Callie tossed her cell to Seabrook as he reached her side. He’d know dispatch and get things going quicker.

“What’s your name?” she asked, studying the guy’s curly brown hair, trying to analyze a wound that didn’t seem to have a source. Blood ran from above and behind his ear, a trickle down his neck. At first glance not severe, but head wounds were deceiving and unpredictable.

“Steve . . . Maxwell.”

He tried to feel his head, and Callie lightly blocked him. “Don’t touch. Medical attention’s on its way. What happened?”

“Don’t know,” he said, shaking his head, then stopping as a wave of dizziness obviously disturbed the effort. “Somebody please get my wife.”
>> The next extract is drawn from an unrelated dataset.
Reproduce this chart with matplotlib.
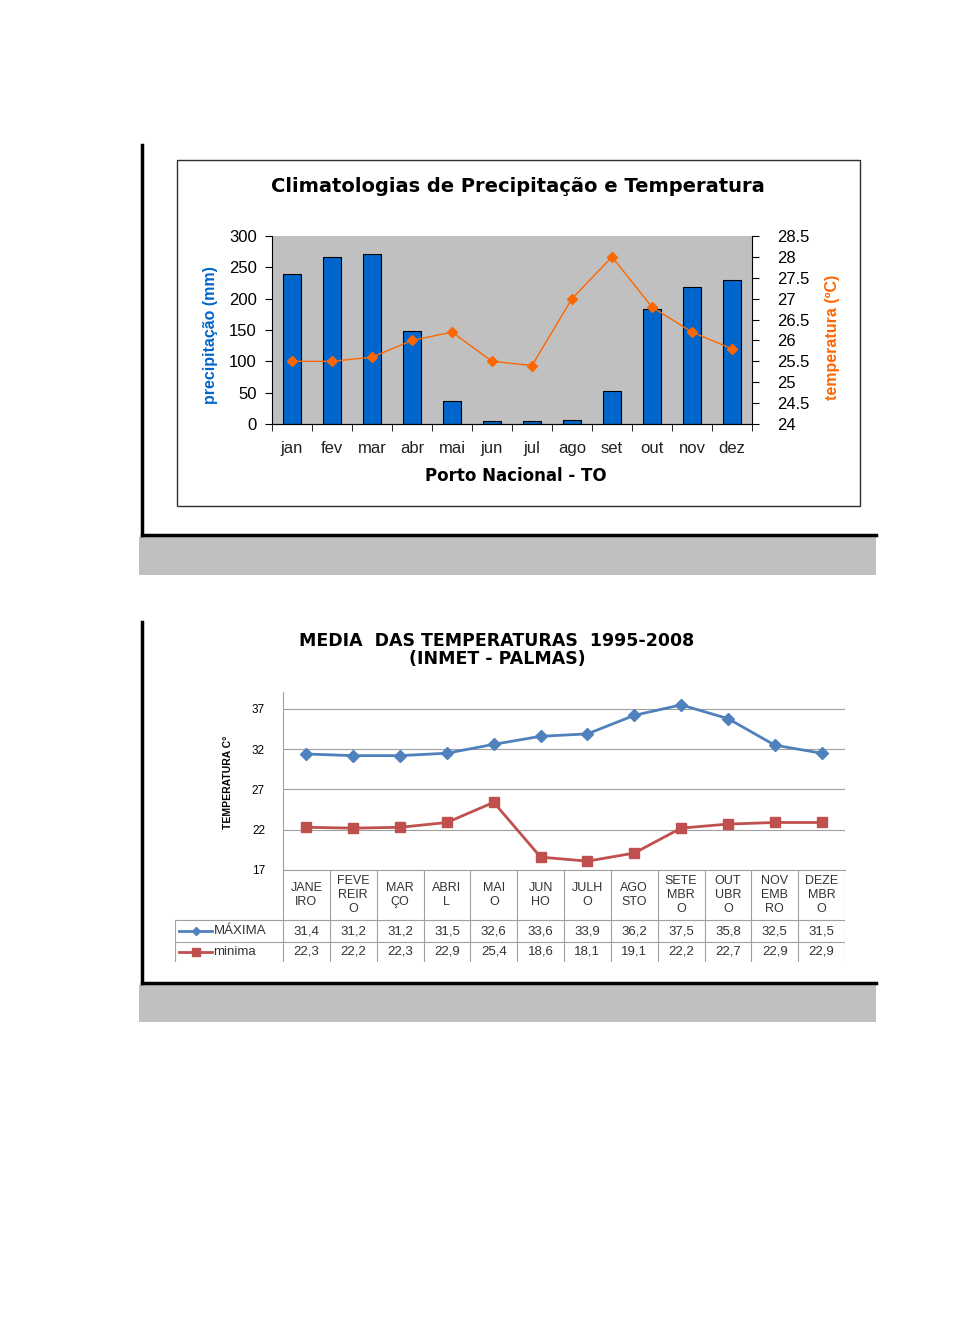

Callie stooped in front of him. “Where is she?”

Seabrook, no longer occupied with dispatch, leaned over beside her, radio at the ready. “I’ll send a unit to get her. Where?”

“On the beach with our son. He’s three. Near entrance eighteen. Both are blond.”

“Good,” Callie said. “You just worry about you now.”

“Guess I’m the next robbery on y’all’s list,” he said with a wince.

Seabrook lowered his radio. “Come again, sir?”

“I think I must have walked in on the guy.” Steve squinted, peering up at the tall officer. “Saw the coin on the table next to a glass. Went closer, then found myself waking up from kissing the floor.”

“Stay here,” Seabrook told Callie, then he disappeared inside.

“Is this your home?” she asked the man. “You’re a resident here?”

He started to nod and remembered not to. “Yes. Watched you move in. Been meaning to come over and welcome you to the street.”

Before Seabrook returned, an ambulance pulled up, two EMTs soon reaching Maxwell’s side. Callie left them to their business and entered the house. Seabrook sniffed the goblet at the table without touching, a 1972 Eisenhower silver dollar smiling back from a prominent place beside it.

“Mimosa,” Seabrook said.

“He drinks whatever’s handy,” she said. “It’s more statement than drinking style.” The glass was half empty. He’d enjoyed his drink, taking too much time, apparently, since the owner came home before the intruder could leave.

“No pitcher in the refrigerator, so nothing handy about it,” Seabrook said. “He mixed himself one drink after opening a bottle of champagne. The foil’s next to the sink, some of the champagne spewed on the counter. I’ll ask them later if they opened a bottle before they headed to the beach, but I doubt it. This is the only used glass.”